A debt collector who takes or threatens legal action on a consumer debt after the statute of limitations has expired violates the FDCPA.
Mr. Huertas had a credit card debt with Applied Card Bank f/k/a Cross Country Bank (“ACB”) which he failed to repay. The account was sold to Galaxy Asset Management f/k/a Galaxy Asset Purchasing (“Galaxy”) who in turn hired Asset Management Professionals (“AMP”) to collect the debt. AMP mailed a collection letter to Mr. Huertas. The letter was sent after the expiration of New Jersey’s 6-year statute of limitations but did not threaten either directly or implicitly that legal action would be sought to collect the debt.
Upon receipt of the letter, Mr. Huertas sued ACB, Galaxy, AMP, and others. The suit alleged, among other things, that the sending of the collection letter after the expiration of the statute of limitations was a violation of the FDCPA. AMP and ACB moved to dismiss the case.
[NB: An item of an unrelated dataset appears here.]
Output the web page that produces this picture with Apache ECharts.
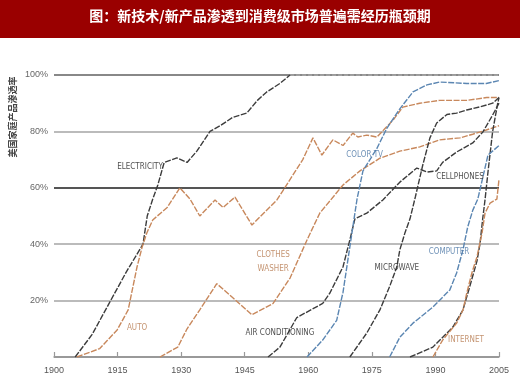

The District Court granted the motion and Mr. Huertas appealed to the United States Court of Appeals for the Third Circuit.
In its April 11, 2011 opinion, the Court of the Appeals for the Third Circuit agreed with various other courts and held that it is illegal to take or threaten to take legal action on a consumer debt when the applicable statute of limitations has expired. The Court, however, affirmed the opinion of the District Court because it found that the letter in question did not directly or indirectly threaten legal action.
A debt collector who attempts to collect a debt with an expired statute of limitations is in violation of the FDCPA when it takes or threatens to take legal action.
Huertas v. Galaxy Asset Management, et al., 641 F.3d 28 (3d Cir. 2011).